Upon completion of this lesson, you should be able to:

  • Identify and write null and alternative hypotheses
  • Describe randomization procedures
  • Determine p-values using randomization methods in StatKey and Minitab
  • Interpret p-values
  • Make conclusions on the basis of a p-value

In Lesson 4 we used data from samples to construct confidence intervals for population parameters. When constructing confidence intervals the population parameters were unknown and we were estimating them. In this lesson we will continue to study statistical inference, but here we will be focusing on testing specific hypotheses. Now, we have a hypothesized population parameter to test. This changes how we construct our sampling distribution. Instead of having a distribution centered on the observed sample statistic, we will construct a distribution centered on the hypothesized population parameter. 

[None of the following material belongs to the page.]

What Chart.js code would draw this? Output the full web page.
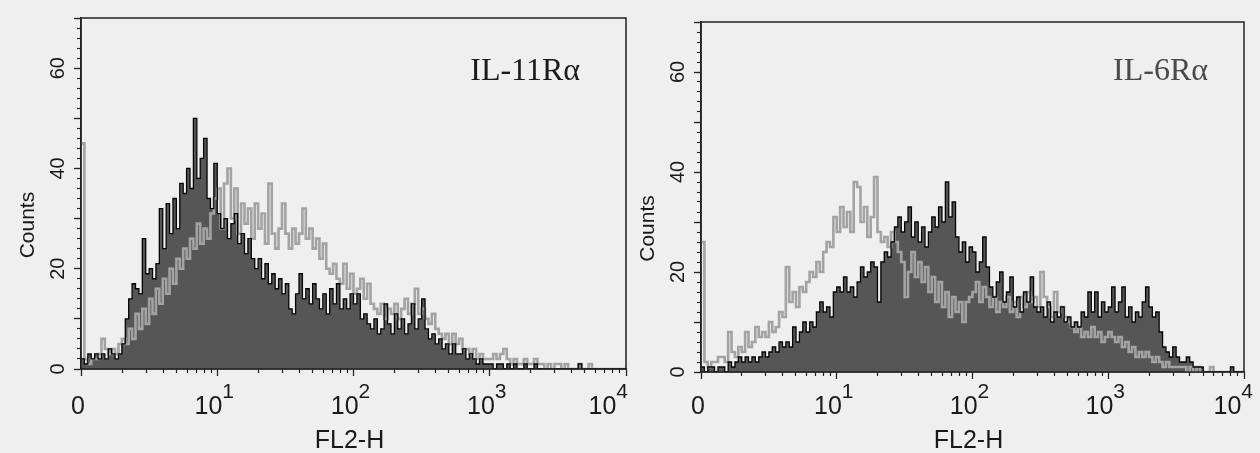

This lesson corresponds to Sections 4.1, 4.2, and 4.3 in the Lock5 textbook.

Hypothesis tests use data from a sample to make an inference about the value of a population parameter. In this lesson we will be conducting hypothesis tests with the following parameters:

  Population Parameter Sample Statistic
Mean \(\mu\) \(\overline x\)
Difference in two means \(\mu_1 - \mu_2\) \(\overline x_1 - \overline x_2\)
Proportion \(p\) \(\widehat p\)
Difference in two proportions \(p_1 - p_2\) \(\widehat p_1 - \widehat p_2\)
Correlation \(\rho\) \(r\)
Slope (simple linear regression) \(\beta\) \(b\)

 

We can also conduct hypothesis tests with paired means. If data are paired, and the response variable is quantitative, then the outcome of interest is the mean difference. In a population this is \(\mu_d\) and in a sample \(\overline x_d\). We would first compute the differences for each case, then treat those differences as if they are the variable of interest and conduct a single sample mean test.